> Exercise aim:
Retype nothing but the lines from the start of the material up to and including the line with "const Y_TOP = yTickValues[yTickValues.length". Pictures don't belong in the copy.

> Data extract:
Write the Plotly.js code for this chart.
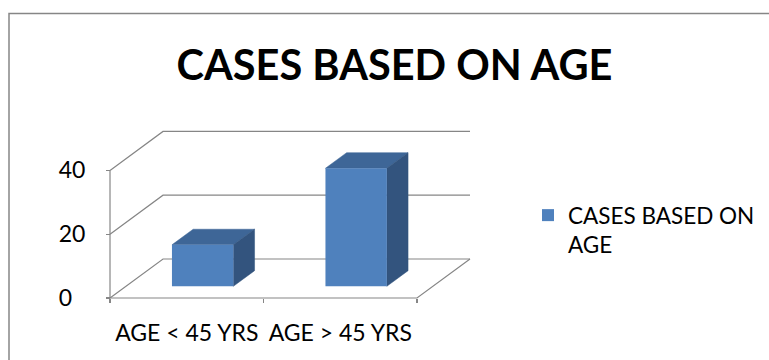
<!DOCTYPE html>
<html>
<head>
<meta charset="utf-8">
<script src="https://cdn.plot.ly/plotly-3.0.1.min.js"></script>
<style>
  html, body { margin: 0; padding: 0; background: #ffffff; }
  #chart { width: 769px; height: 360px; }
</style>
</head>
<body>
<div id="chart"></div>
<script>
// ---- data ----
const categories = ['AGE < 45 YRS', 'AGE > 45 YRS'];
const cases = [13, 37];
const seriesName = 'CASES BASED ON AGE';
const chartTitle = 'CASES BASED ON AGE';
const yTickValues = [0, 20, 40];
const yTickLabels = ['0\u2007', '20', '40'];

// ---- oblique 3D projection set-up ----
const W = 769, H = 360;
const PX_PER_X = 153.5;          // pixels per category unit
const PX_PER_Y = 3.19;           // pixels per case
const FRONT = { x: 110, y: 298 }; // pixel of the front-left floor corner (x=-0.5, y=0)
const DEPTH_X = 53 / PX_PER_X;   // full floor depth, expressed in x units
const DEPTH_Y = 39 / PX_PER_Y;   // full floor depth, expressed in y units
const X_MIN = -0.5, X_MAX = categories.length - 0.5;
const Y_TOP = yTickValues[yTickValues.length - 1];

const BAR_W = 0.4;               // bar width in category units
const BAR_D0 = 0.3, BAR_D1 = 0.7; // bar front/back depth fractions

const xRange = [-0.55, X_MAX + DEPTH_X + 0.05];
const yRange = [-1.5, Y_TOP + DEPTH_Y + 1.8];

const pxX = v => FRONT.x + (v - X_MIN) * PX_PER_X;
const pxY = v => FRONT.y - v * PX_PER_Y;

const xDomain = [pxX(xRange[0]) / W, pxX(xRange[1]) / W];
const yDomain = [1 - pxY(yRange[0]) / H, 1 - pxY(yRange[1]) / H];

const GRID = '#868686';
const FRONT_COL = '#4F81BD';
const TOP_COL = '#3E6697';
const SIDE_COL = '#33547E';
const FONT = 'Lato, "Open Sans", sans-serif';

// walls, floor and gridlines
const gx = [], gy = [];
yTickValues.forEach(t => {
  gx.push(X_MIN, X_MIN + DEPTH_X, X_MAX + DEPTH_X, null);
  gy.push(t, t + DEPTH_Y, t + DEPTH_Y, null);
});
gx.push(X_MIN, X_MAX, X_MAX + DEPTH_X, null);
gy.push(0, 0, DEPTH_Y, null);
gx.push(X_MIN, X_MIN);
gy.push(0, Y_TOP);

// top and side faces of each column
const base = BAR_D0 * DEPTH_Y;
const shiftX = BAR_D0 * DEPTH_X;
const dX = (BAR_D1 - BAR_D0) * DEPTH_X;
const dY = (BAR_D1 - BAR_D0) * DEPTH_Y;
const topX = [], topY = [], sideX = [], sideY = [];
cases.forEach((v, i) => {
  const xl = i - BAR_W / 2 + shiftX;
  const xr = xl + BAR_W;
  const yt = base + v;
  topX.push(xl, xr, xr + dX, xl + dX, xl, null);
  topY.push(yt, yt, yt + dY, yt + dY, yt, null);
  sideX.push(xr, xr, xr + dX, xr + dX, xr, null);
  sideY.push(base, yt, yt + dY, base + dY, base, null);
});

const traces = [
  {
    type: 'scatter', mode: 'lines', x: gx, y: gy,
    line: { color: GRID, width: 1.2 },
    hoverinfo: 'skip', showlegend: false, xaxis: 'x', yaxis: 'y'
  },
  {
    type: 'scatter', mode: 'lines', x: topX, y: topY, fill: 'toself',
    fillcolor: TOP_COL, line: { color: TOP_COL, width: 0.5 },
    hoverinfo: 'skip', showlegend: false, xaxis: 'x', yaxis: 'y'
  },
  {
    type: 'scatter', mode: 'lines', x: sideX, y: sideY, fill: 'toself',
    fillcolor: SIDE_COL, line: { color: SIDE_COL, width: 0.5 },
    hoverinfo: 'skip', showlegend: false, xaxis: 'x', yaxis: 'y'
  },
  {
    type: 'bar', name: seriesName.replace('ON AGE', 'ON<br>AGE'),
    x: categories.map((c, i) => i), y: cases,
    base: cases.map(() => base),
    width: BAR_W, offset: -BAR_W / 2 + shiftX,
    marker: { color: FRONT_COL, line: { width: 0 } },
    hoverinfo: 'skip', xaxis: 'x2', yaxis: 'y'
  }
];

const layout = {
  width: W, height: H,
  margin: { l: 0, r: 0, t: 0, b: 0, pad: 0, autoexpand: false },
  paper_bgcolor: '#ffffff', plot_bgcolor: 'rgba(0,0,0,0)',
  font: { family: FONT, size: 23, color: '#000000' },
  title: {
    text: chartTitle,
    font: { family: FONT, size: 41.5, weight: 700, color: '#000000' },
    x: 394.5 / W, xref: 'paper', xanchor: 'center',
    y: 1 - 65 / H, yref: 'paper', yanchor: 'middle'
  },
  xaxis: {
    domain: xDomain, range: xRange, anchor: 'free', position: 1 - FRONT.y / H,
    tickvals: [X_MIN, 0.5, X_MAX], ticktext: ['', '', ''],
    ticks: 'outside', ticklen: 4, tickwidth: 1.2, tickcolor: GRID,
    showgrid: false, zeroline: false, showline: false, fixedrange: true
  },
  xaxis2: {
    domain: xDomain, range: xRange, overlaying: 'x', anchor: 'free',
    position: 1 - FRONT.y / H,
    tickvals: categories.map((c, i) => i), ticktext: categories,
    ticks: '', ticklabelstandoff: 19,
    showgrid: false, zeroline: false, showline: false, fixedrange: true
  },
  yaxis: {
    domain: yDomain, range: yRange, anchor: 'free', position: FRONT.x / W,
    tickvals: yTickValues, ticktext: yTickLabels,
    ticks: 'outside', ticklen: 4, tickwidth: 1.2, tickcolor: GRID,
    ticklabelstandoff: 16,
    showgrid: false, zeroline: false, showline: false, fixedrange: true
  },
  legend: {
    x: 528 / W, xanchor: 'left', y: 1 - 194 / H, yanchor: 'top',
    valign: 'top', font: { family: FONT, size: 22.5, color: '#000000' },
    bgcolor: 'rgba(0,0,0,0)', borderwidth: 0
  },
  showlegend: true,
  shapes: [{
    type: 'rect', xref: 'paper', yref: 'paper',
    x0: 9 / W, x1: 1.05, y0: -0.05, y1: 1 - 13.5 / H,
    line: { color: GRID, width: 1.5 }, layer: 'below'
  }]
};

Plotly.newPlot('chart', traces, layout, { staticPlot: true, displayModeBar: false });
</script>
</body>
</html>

> Correct output:
Write the Plotly.js code for this chart.
<!DOCTYPE html>
<html>
<head>
<meta charset="utf-8">
<script src="https://cdn.plot.ly/plotly-3.0.1.min.js"></script>
<style>
  html, body { margin: 0; padding: 0; background: #ffffff; }
  #chart { width: 769px; height: 360px; }
</style>
</head>
<body>
<div id="chart"></div>
<script>
// ---- data ----
const categories = ['AGE < 45 YRS', 'AGE > 45 YRS'];
const cases = [13, 37];
const seriesName = 'CASES BASED ON AGE';
const chartTitle = 'CASES BASED ON AGE';
const yTickValues = [0, 20, 40];
const yTickLabels = ['0\u2007', '20', '40'];

// ---- oblique 3D projection set-up ----
const W = 769, H = 360;
const PX_PER_X = 153.5;          // pixels per category unit
const PX_PER_Y = 3.19;           // pixels per case
const FRONT = { x: 110, y: 298 }; // pixel of the front-left floor corner (x=-0.5, y=0)
const DEPTH_X = 53 / PX_PER_X;   // full floor depth, expressed in x units
const DEPTH_Y = 39 / PX_PER_Y;   // full floor depth, expressed in y units
const X_MIN = -0.5, X_MAX = categories.length - 0.5;
const Y_TOP = yTickValues[yTickValues.length - 1];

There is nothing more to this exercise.